We ended the year with 498 million global monthly active users, representing 11% growth. This is the strongest growth we’ve seen since Q1 2021, with MAU growth accelerating versus last quarter and growing sequentially in all of our geographic regions. We believe that our continued investments to help users find their next use case and quickly pivot from inspiration to action and shopping are paying off as we’ve been able to drive deeper engagement with our users. In the U.S. and Canada, we had 97 million MAUs, growing 2%, up from 1% growth last quarter and adding 1 million MAUs sequentially for the second quarter in a row. In Europe, we had 135 million MAUs, growing 8%, an acceleration from last quarter. In our rest of world markets, we had 266 million MAUs growing 15%, continuing the trend of acceleration throughout 2023.
In Q4, our global revenue was $981 million, up 12% or 11% on a constant currency basis. Our fastest-growing objective was our lowest funnel conversion objective buoyed by strength in the retail vertical, including our shopping ad format. This is a testament to the innovative work we are doing to drive more clicks and conversions for performance advertisers and demonstrates that our business is evolving as we are deploying more lower funnel products and getting access to more performance budgets. Our awareness objective was also relatively resilient, with strength from new formats like Premier Spotlight, as this was the first holiday season with this offering. However, this growth was partially offset by headwinds from the food and beverage category, as these advertisers pulled back spending towards the end of the quarter due to challenges from macro headwinds.
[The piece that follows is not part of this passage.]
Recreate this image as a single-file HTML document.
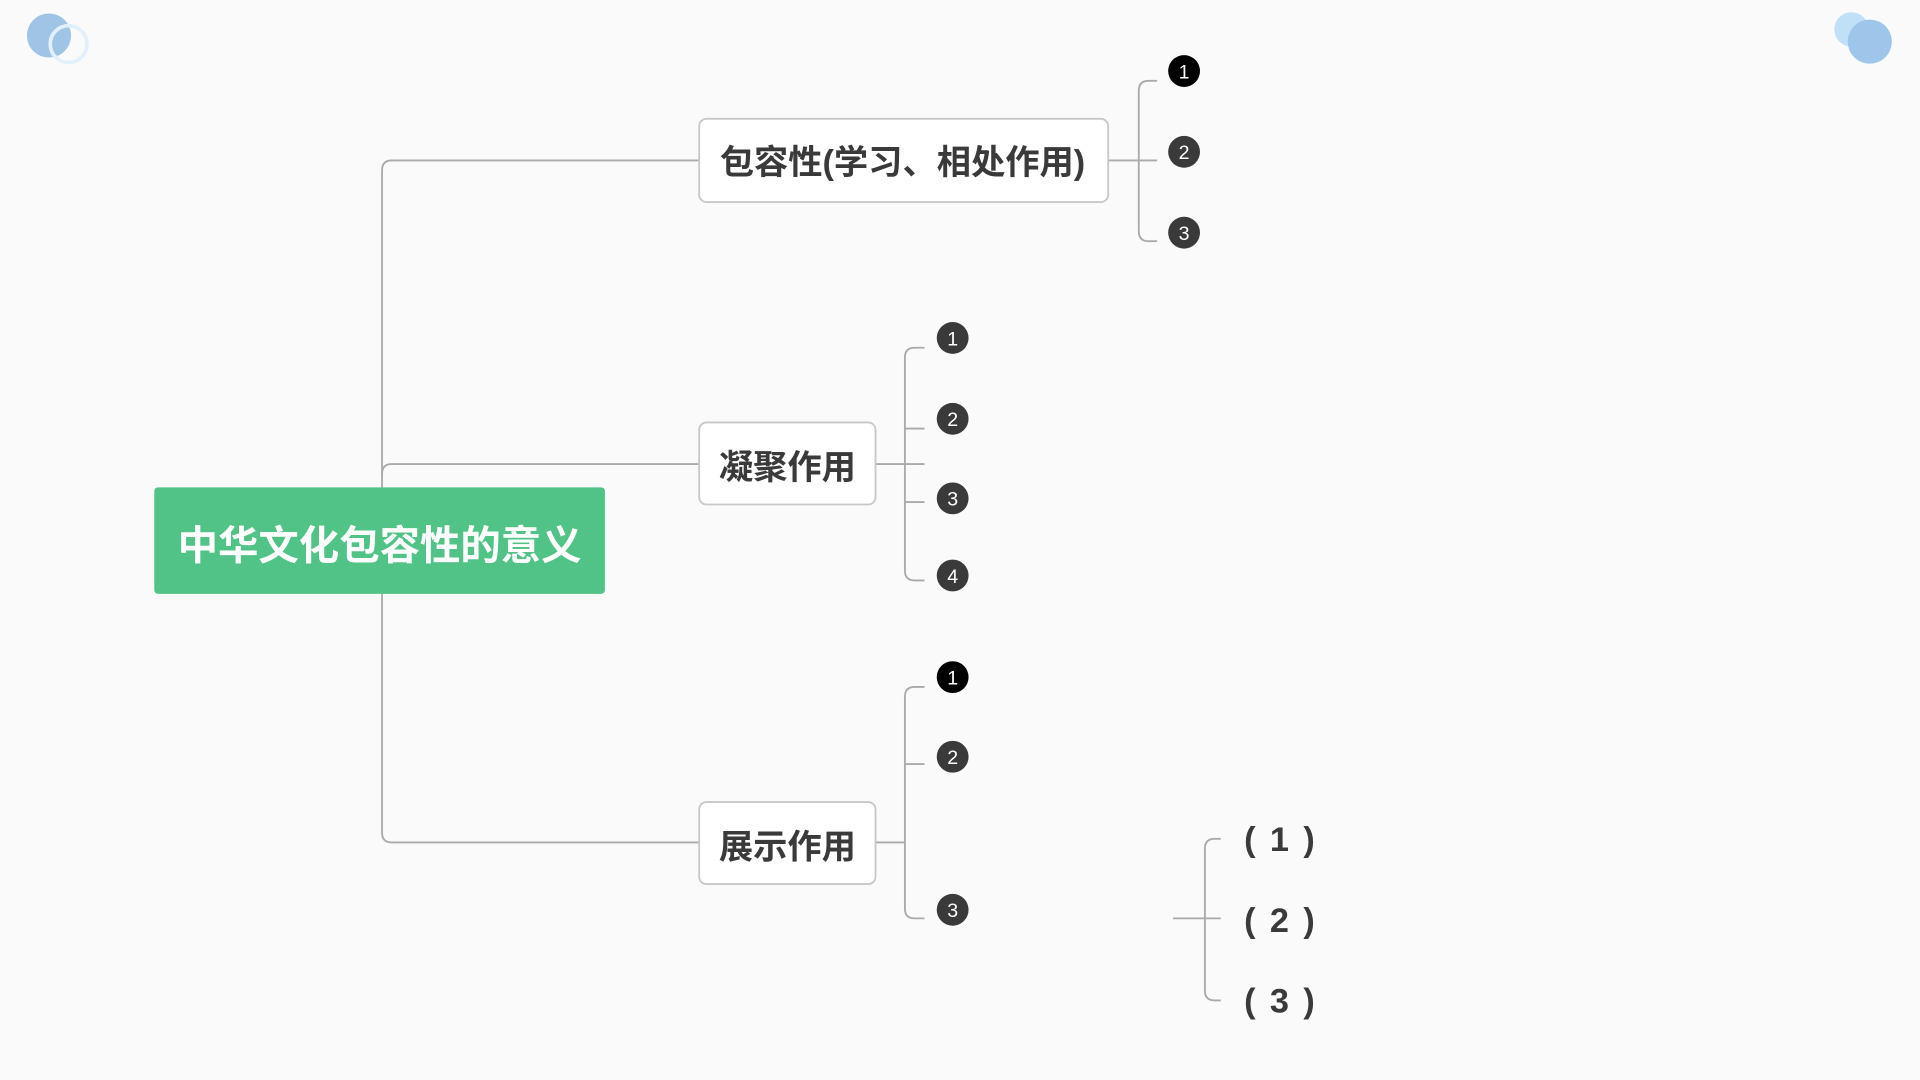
<!DOCTYPE html>
<html><head><meta charset="utf-8"><style>
html,body{margin:0;padding:0;background:#fafafa;}
svg{display:block}
text{font-family:"Liberation Sans","Noto Sans CJK SC",sans-serif;}
</style></head><body>
<svg width="1920" height="1080" viewBox="0 0 1568 882" xmlns="http://www.w3.org/2000/svg">
<rect width="1568" height="882" fill="#fafafa"/>
<circle cx="40" cy="29" r="18" fill="#9fc4e6"/>
<circle cx="56" cy="36" r="15" fill="none" stroke="#e2f0fb" stroke-width="3"/>
<circle cx="1512" cy="24" r="14" fill="#bfe0f7"/>
<circle cx="1527" cy="34" r="18" fill="#9ec6ea"/>
<g fill="none" stroke="#aaa" stroke-width="1.5">
<path d="M571 131 H320 Q312 131 312 139 V680 Q312 688 320 688 H571"/>
<path d="M312 387 Q312 379 320 379 H571"/>
<path d="M905 131 H945 M945 66 H938 Q930 66 930 74 V189 Q930 197 938 197 H945"/>
<path d="M715 379 H755 M755 284 H747 Q739 284 739 292 V466 Q739 474 747 474 H755 M739 350 H755 M739 410 H755"/>
<path d="M715 688 H739 M755 561 H747 Q739 561 739 569 V742 Q739 750 747 750 H755 M739 624 H755"/>
<path d="M958 750 H997 M997 685 H992 Q984 685 984 693 V809 Q984 817 992 817 H997"/>
</g>
<rect x="126" y="398" width="368" height="87" rx="3" fill="#52c386"/>
<text x="310" y="457" font-size="33" font-weight="bold" fill="#fff" text-anchor="middle">中华文化包容性的意义</text>
<g fill="#fff" stroke="#c8c8c8" stroke-width="1.5">
<rect x="571" y="97" width="334" height="68" rx="6"/>
<rect x="571" y="345" width="144" height="67" rx="6"/>
<rect x="571" y="655" width="144" height="67" rx="6"/>
</g>
<g font-size="28" font-weight="bold" fill="#3a3a3a" text-anchor="middle">
<text x="737" y="142">包容性(学习、相处作用)</text>
<text x="643" y="391">凝聚作用</text>
<text x="643" y="701">展示作用</text>
</g>
<g font-size="16" fill="#fff" text-anchor="middle">
<circle cx="967" cy="58" r="13" fill="#000"/><text x="967" y="64">1</text>
<circle cx="967" cy="124" r="13" fill="#3a3a3a"/><text x="967" y="130">2</text>
<circle cx="967" cy="190" r="13" fill="#3a3a3a"/><text x="967" y="196">3</text>
<circle cx="778" cy="276" r="13" fill="#3a3a3a"/><text x="778" y="282">1</text>
<circle cx="778" cy="342" r="13" fill="#3a3a3a"/><text x="778" y="348">2</text>
<circle cx="778" cy="407" r="13" fill="#3a3a3a"/><text x="778" y="413">3</text>
<circle cx="778" cy="470" r="13" fill="#3a3a3a"/><text x="778" y="476">4</text>
<circle cx="778" cy="553" r="13" fill="#000"/><text x="778" y="559">1</text>
<circle cx="778" cy="618" r="13" fill="#3a3a3a"/><text x="778" y="624">2</text>
<circle cx="778" cy="743" r="13" fill="#3a3a3a"/><text x="778" y="749">3</text>
</g>
<g font-size="28" font-weight="bold" fill="#3a3a3a" letter-spacing="2">
<text x="1016" y="695">( 1 )</text>
<text x="1016" y="761">( 2 )</text>
<text x="1016" y="827">( 3 )</text>
</g>
</svg>
</body></html>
We estimate that the underperformance in the food and beverage category created roughly 1 percentage point of headwind to total revenue growth in Q4. Turning to our geographical breakouts. In the US and Canada, we generated $778 million in revenue, growing 8%. Strength came from retailers and from emerging categories, including financial services. In Europe, revenue was $162 million, growing 32% on a reported basis or 25% on a constant currency basis. Strength in Europe came from retail and CPG categories. Revenue from Rest of World was $41 million, growing 27% on a reported basis or 25% on a constant currency basis. In Q4, ad impressions, which is composed of ad load and total impressions, including both organic and paid impressions, accelerated to 33% growth driven both by increases in total impressions and increases in ad load.
This marks the sixth quarter in a row where we’ve been able to grow both total impressions and ad load demonstrating that ads can grow in tandem with engagement, especially when those ads are relevant to users. During the holiday season, our continued investments in whole page optimization to dynamically flex up ad load when users express commercial intent enabled us to open up more ad supply, especially when users were leaned in to shop during the holiday season. Offsetting the growth in ad impressions was a 16% decline in ad pricing due to our continued work to drive greater platform efficiency for lower funnel advertisers, which lowered prices and improved return on ad spend for those advertisers. Now, I’d like to turn to expenses. While our Q4 revenue grew double digits, our operating expenses declined double digits as we continue to control our expenses diligently and balance investments for future growth.
Cost of revenue in Q4 was $174 million, down 2% due to continued cost optimization work on the infrastructure side, even while MAUs reached an all-time high and engagement continued to grow. Our non-GAAP operating expense was $446 million, down 12%. Our heightened focus on driving operational efficiencies throughout the business showed through again this quarter. All of our operating expense line items declined year-over-year, led by sales and marketing, which declined 18% as we lapped our large brand marketing campaign from Q4 2022. These efforts led to another strong quarter of adjusted EBITDA coming in at $365 million, an all-time high. Q4 adjusted EBITDA margin was 37%, up 1,400 basis points year-over-year. Finally, we ended the year with cash, cash equivalents and marketable securities of $2.5 billion.
Now, I’ll discuss our preliminary guidance for the first quarter. We expect Q1 2024 revenue to be in the range of $690 million to $705 million, representing 15% to 17% growth and a meaningful acceleration from our Q4 ’23 revenue growth. It’s also worth noting that our guide implies up to a 500 basis point acceleration on top of a stable comp from last year, since revenue growth from Q4 ’22 to Q1 ’23 was relatively consistent. I’d like to provide some additional color and context behind this guide for Q1. First, we’re in the midst of an adoption curve of our lower funnel advertising products. In 2023, many of our largest and most sophisticated advertisers took advantage of lower funnel ad products like mobile deep linking, shopping ads or API for conversions.
These advertisers have seen sustained performance gains with these formats and are growing their budgets with us, the benefits of which we’ve seen throughout the course of the year and accelerating into Q1, which is off to a strong start, as Bill mentioned. We see multiple of our large sophisticated retail advertisers allocating more of their performance budgets to us after seeing a longer track record of return on ad spend. As a result, we are beginning to garner more meaningful shares of their overall ad budgets, and we see more of this adoption curve yet to play out with many of our retailers. Second, we launched direct links in late Q3 and early Q4 to help drive more clicks and conversions for all of the other advertisers who may not have as much mobile app penetration and were not good candidates for mobile deep linking.
We created value for those advertisers by doubling the clicks we drove for advertisers in Q4. However, we believe the value capture from direct links will come over the course of 2024 and beyond as those advertisers use their own analytics to measure attribution from Pinterest and incrementally increase their budgets with us as a result. Third, our Q1 revenue guidance includes an emerging contribution from third-party ad demand. We are pleased with how this is tracking and we’ll continue to learn, iterate, optimize and ramp over the course of this year and beyond. Finally, our guidance takes into account a modest impact from foreign exchange rates. Turning to our Q1 expense guidance. We expect non-GAAP operating expenses of $450 million to $465 million, growing 9% to 13%.